At the very least, basic decisions would be made that have been mired in disputes between governmental institutions and/or government officials. We are depending much too much on elected and appointed government officials to “make” policy. Ultimately, the will of the people should be freed up and exercised beyond the confines of simply electing representatives—being subject only to the judiciary protecting individual rights (which can be overruled by constitutional amendment, which can be of the people).  Sadly, those in power—the elected representatives—will naturally and ironically resist efforts to expand the will of the people. 

Because the election of a representative involves many elements, an elected representative could easily get around interpreting his or her victory as a mandate to expand the will of the people.  This is precisely part of the problem, and it maintains the monopoly of power that our elected representatives enjoy.  I suspect this is no accident. Hence I am not optimistic on any expansion of popular sovereignty any time soon.  Even so, I hope my thoughts here are thought-provoking. 

Although not the best person to quote, Richard Nixon pointed in one of his books to the need for political development: “In terms of material progress, the twentieth century has been the best in history, but in terms of political progress the record has been disappointing.”[2]  

What I am suggesting is that our political system is so antiquated that were it to develop as technology has, our use of elections could make quite a leap forward.  In spite of all the technological change, we tend to hold very rigidly to the way things have “always been done” in politics.  It is time for politics to catch up. In fact, the technological progress could facilitate the expansion of popular sovereignty.  For example, voters could surf the internet for information before voting on general policy areas. The challenge may well be in how to enable illiterate voters to be able to take part.  As one possibility, voters could vote at desks (as in a classroom) while a reader reads through the questions on the ballot. My point is that we can begin to think outside the box and shake loose our assumptions.

1. James Madison, Notes in the Federal Convention of 1787. New York: Norton, 1987, p. 74.
2. Richard Nixon, 1999 Victory Without War, New York: Simon and Schuster, 1988, p. 16.

The Israeli Supreme Court’s Conflict of Interest as Unreasonable

Ironically, in making the ruling on New Year’s Day of 2024 striking down Prime Minister Netanyahu’s amendment to the country’s basic law that would have removed the judiciary’s authority of judicial review of laws based on their reasonableness, Israel’s Supreme Court too unreasonably exploited a conflict of interest. Basic Law, which is essentially constitutional law, includes the basic architecture of a government, such as how the executive, legislative, and judicial functions are related. Self-interest being a salient feature of human nature, we can assume that the governmental functionaries in each of those functions naturally seek to expand their respective jurisdictions relative to those of the other two. I contend that to give one or two of those areas the last word in altering the division of authority involves a conflict of interest. This applies to a constitutional court.
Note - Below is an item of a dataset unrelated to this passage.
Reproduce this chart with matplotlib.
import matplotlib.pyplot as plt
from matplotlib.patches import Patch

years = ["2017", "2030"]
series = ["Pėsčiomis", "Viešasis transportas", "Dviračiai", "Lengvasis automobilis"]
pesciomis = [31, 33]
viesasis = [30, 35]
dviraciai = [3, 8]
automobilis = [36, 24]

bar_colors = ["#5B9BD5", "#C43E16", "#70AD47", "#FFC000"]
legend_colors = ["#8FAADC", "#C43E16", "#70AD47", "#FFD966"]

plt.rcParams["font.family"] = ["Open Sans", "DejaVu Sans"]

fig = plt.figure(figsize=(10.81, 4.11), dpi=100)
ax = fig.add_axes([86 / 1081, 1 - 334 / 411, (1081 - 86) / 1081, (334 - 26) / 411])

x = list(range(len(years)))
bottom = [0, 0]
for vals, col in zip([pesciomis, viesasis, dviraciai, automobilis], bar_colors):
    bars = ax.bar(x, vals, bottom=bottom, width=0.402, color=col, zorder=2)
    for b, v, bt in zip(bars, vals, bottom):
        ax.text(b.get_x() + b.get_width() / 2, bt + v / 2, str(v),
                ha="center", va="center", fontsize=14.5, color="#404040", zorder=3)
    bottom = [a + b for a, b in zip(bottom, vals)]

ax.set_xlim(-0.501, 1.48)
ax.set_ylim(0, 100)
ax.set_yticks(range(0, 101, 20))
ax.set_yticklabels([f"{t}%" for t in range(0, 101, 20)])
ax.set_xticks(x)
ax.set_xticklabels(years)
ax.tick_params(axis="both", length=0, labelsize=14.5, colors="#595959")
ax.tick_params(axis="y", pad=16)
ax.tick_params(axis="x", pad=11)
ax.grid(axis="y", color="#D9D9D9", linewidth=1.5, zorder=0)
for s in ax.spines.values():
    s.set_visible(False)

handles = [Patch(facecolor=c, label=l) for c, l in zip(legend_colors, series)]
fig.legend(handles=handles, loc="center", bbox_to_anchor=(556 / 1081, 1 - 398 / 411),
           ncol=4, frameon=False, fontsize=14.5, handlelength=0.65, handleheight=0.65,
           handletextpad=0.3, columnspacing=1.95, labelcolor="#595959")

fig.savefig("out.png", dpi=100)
Therefore, even though democracy is served by a judicial decision striking down an attempt by the executive and/or legislature to eviscerate the authority of the judiciary to act as a check, giving the latter the last word is fraught with entanglements. 

By eight to seven justices, the court ruled “that a government amendment to the so-called reasonableness law should not stand. The bill had stripped the Supreme Court of the power to declare government decisions unreasonable.”[1] That very officials who make government decisions in the Knesset passed the basic law can be seen as problematic. It was essentially a power-grab by the executive/legislative domains at the expense of the judiciary. Although the court “rejected the amendment because it would deal a ‘severe and unprecedented blow to the core characteristics of the State of Israel as a democratic state,’”[2] the naked power-grab could itself be viewed as unreasonable, even taking for granted the element of power-aggrandizing in governing. The court could also have ruled on the basis of there being an institutional and personal conflict of interest, but the court itself could be charged with the same offense in deciding the matter. It is just this conflict of interest that flew below the media’s radar (and got me to writing).
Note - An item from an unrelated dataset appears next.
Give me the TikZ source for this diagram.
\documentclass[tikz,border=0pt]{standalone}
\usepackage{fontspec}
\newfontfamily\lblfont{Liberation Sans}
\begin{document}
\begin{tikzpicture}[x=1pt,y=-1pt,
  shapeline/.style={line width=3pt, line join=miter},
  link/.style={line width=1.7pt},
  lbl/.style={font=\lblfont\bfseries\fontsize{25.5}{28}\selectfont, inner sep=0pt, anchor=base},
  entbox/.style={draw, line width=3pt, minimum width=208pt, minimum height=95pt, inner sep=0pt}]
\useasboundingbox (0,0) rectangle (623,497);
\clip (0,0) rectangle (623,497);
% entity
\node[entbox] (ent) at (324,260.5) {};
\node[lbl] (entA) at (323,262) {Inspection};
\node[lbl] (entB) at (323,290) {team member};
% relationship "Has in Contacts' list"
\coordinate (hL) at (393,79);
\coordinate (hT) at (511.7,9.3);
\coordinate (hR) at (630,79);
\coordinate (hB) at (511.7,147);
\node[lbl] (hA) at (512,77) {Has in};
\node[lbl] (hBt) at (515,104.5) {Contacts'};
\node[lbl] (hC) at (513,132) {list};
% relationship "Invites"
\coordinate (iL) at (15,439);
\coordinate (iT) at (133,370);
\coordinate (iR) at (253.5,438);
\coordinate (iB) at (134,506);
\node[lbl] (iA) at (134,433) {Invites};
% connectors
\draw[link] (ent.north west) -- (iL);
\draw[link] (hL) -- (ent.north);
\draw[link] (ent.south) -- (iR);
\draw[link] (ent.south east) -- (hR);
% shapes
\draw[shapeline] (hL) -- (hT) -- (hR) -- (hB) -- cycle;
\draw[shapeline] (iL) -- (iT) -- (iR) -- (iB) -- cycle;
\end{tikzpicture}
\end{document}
Even though the ruling did not expand the court’s authority, the decision arrested a decrease, and was thus in the personal and institutional interest of the judiciary in terms of power. Just as the majority in the Knesset had acted in its interests, the majority on the court did as well. The matter was thus a power struggle, and thus giving one side the final, definitive say is unfair. The ruling cites the importance of judicial review of laws passed by the Knesset as being in the broader interest of democracy in Israel, but the relatively narrow personal and institutional interests of the justices and their court could be expected to be exploited, and this may be the real reason for the ruling. To be sure, an independent judiciary is indispensable for the executive and legislative functionaries to be held accountable. Although they could argue that the voters could perform that function at election-time, elections do not include sending corrupt officials to jail, and the sitting Prime Minister was charged with corruption judicially at the time that he was steering the bill to passage (which counts as a personal conflict of interest). Even if the court’s democracy argument is solid, the personal and institutional conflicts of interest in the justices resisting a restriction on the purview of their judicial authority are inherently unethical and thus should be obviated if possible. 

The inherency is explained by just how inherent the self-interest to exploit a conflict of interest, whether personal or institutional, is in human nature.[3] Without doubt a conflict of interest that actually has been exploited is unethical because a private or relatively narrow benefit is put before a public or relatively broad benefit or duty.  

In judicial language, strict scrutiny should therefore be applied to unilateral decisions by legislative, executive, or judicial functionaries or “branches,” of government that self-aggrandize authority at the expense of one or two of the other “branches.” I recommend that such conflicts of interest be obviated by putting such matters to the electorate. So this is not merely a rubber-stamp of the majority parties, a 2/3 majority should be required to change Basic Law. Otherwise, we are left with the unsavory alternative of having the contending governmental interests play out their internecine power-struggles on the constitutional stage with one such interest having to have the final word, which is unfair to the other interests. In a democracy, after all, popular sovereignty is more fundamental than governmental sovereignty.


1. Rob Picheta, Amir Tal, and Lauren Izso, “Israel’s Top Court Strikes Down Key Part of Judicial Overhaul, Reigniting Divisions as War Rages,” CNN.com, January 2, 2024.
2.  Ibid.
3. Skip Worden, Institutional Conflicts of Interest, available on Amazon.